───── Raw data ─────

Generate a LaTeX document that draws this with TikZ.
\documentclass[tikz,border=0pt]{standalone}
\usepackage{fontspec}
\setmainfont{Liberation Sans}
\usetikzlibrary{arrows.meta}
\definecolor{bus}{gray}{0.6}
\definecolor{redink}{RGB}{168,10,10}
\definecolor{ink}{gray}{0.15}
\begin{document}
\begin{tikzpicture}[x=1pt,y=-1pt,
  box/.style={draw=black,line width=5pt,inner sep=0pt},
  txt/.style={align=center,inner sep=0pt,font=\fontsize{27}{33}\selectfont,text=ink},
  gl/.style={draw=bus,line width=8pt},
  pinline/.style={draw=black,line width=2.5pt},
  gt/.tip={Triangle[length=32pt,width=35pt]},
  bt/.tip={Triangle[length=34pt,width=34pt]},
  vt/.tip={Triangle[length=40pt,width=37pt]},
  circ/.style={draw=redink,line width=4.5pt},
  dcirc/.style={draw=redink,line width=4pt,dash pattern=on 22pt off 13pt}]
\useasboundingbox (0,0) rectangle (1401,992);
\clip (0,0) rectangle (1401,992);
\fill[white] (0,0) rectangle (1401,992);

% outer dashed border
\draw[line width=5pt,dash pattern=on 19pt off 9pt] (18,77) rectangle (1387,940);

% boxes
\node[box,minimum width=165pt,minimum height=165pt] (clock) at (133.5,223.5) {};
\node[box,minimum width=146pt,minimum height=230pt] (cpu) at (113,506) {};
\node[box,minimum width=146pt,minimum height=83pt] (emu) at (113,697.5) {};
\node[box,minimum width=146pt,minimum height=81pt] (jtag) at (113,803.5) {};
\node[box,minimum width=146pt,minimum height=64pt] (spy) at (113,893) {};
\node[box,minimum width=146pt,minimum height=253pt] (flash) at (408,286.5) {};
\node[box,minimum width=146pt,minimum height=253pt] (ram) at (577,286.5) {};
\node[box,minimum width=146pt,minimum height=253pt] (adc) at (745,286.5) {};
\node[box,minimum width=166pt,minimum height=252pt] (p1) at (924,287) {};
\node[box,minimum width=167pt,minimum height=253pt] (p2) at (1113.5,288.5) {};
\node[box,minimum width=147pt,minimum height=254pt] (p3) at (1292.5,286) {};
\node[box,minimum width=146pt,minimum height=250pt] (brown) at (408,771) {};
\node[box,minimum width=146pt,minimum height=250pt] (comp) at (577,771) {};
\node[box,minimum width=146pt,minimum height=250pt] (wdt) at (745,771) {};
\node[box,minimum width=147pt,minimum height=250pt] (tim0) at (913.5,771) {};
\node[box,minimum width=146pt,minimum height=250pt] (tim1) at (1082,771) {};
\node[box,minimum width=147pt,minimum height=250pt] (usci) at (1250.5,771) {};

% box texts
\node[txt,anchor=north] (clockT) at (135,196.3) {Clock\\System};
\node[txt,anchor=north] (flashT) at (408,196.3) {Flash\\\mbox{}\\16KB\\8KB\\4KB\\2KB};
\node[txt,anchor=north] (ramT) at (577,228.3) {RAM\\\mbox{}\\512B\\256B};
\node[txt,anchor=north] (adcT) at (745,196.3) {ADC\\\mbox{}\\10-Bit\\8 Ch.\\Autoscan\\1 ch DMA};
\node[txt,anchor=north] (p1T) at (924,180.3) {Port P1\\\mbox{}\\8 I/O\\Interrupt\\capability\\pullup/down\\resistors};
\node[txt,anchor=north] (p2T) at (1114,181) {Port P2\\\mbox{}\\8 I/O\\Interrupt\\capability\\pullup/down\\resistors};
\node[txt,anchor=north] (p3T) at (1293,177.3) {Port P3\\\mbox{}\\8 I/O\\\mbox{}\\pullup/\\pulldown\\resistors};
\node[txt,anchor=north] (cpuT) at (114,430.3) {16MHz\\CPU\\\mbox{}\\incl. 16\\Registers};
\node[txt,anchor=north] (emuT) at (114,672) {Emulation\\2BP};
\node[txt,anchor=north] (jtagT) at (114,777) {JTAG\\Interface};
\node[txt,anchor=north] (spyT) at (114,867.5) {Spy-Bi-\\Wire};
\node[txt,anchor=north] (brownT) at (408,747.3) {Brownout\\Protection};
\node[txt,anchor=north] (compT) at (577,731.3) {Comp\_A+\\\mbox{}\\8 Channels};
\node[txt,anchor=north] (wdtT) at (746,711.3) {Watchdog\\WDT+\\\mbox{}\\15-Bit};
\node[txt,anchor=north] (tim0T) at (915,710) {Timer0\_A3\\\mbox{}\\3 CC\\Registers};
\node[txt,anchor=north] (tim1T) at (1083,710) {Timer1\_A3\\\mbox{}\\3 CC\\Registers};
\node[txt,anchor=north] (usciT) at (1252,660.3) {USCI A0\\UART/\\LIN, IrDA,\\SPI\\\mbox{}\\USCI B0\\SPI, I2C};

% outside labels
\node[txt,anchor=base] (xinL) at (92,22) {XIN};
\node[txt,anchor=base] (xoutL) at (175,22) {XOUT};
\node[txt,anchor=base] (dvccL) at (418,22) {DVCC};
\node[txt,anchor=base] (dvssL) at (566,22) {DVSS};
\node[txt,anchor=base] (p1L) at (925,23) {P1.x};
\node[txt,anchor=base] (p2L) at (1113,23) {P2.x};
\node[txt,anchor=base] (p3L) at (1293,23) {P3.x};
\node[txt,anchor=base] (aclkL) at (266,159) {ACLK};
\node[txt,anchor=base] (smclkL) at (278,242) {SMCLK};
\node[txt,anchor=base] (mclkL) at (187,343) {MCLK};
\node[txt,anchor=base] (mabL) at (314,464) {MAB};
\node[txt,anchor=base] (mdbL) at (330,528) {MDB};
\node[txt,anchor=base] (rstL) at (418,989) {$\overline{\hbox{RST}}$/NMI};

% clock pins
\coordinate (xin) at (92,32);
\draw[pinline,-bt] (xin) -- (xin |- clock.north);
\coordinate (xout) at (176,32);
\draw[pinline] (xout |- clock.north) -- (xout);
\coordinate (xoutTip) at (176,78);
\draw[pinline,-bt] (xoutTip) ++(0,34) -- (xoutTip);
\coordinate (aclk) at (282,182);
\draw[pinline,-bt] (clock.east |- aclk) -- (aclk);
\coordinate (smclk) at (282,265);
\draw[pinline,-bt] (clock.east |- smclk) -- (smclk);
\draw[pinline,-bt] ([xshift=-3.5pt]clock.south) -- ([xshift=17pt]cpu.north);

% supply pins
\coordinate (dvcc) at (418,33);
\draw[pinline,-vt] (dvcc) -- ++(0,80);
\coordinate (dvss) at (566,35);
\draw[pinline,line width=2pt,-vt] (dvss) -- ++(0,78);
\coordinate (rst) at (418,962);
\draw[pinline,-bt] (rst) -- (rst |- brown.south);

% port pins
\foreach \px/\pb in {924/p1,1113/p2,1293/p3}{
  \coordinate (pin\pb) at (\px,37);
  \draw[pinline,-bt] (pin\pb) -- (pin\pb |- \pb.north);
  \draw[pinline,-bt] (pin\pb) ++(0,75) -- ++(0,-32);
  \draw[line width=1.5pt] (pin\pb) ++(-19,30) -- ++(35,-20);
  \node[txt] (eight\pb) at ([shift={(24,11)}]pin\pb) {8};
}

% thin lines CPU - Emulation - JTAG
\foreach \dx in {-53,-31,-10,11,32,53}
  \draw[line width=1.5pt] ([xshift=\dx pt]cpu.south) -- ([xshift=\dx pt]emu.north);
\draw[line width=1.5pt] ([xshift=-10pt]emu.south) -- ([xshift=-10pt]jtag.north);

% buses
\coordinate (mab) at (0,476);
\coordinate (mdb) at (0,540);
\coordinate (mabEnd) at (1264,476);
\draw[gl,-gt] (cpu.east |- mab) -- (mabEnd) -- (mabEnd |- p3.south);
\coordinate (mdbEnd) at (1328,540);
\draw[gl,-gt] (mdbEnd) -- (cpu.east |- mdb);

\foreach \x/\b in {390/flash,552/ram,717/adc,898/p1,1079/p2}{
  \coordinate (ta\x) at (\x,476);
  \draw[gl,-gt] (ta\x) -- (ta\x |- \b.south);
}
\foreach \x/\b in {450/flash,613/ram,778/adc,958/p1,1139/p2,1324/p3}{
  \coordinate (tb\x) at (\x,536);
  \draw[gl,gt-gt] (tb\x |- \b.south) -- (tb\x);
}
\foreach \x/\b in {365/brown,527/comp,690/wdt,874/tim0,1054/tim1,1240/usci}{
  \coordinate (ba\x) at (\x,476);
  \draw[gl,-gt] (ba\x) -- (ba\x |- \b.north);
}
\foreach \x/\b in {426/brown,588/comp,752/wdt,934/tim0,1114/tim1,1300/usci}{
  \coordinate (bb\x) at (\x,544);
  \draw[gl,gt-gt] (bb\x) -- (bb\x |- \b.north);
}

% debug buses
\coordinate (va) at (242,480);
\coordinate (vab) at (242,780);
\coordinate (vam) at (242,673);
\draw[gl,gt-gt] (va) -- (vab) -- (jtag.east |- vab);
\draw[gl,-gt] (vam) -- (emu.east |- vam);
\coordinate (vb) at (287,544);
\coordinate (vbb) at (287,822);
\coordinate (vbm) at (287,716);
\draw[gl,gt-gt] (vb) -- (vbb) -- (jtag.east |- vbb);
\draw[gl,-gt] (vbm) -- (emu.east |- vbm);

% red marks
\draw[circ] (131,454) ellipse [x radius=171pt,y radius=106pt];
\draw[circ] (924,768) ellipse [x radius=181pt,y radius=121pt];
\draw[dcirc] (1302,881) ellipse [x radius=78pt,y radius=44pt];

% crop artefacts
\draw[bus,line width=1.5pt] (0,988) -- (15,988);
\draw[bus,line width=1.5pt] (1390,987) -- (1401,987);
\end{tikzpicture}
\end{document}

─────

Return the lines above precisely as they appear, beginning at the first line and ending at the line with "(18,77) rectangle (1387,940);", and nothing after it.

**Task solution**:
Generate a LaTeX document that draws this with TikZ.
\documentclass[tikz,border=0pt]{standalone}
\usepackage{fontspec}
\setmainfont{Liberation Sans}
\usetikzlibrary{arrows.meta}
\definecolor{bus}{gray}{0.6}
\definecolor{redink}{RGB}{168,10,10}
\definecolor{ink}{gray}{0.15}
\begin{document}
\begin{tikzpicture}[x=1pt,y=-1pt,
  box/.style={draw=black,line width=5pt,inner sep=0pt},
  txt/.style={align=center,inner sep=0pt,font=\fontsize{27}{33}\selectfont,text=ink},
  gl/.style={draw=bus,line width=8pt},
  pinline/.style={draw=black,line width=2.5pt},
  gt/.tip={Triangle[length=32pt,width=35pt]},
  bt/.tip={Triangle[length=34pt,width=34pt]},
  vt/.tip={Triangle[length=40pt,width=37pt]},
  circ/.style={draw=redink,line width=4.5pt},
  dcirc/.style={draw=redink,line width=4pt,dash pattern=on 22pt off 13pt}]
\useasboundingbox (0,0) rectangle (1401,992);
\clip (0,0) rectangle (1401,992);
\fill[white] (0,0) rectangle (1401,992);

% outer dashed border
\draw[line width=5pt,dash pattern=on 19pt off 9pt] (18,77) rectangle (1387,940);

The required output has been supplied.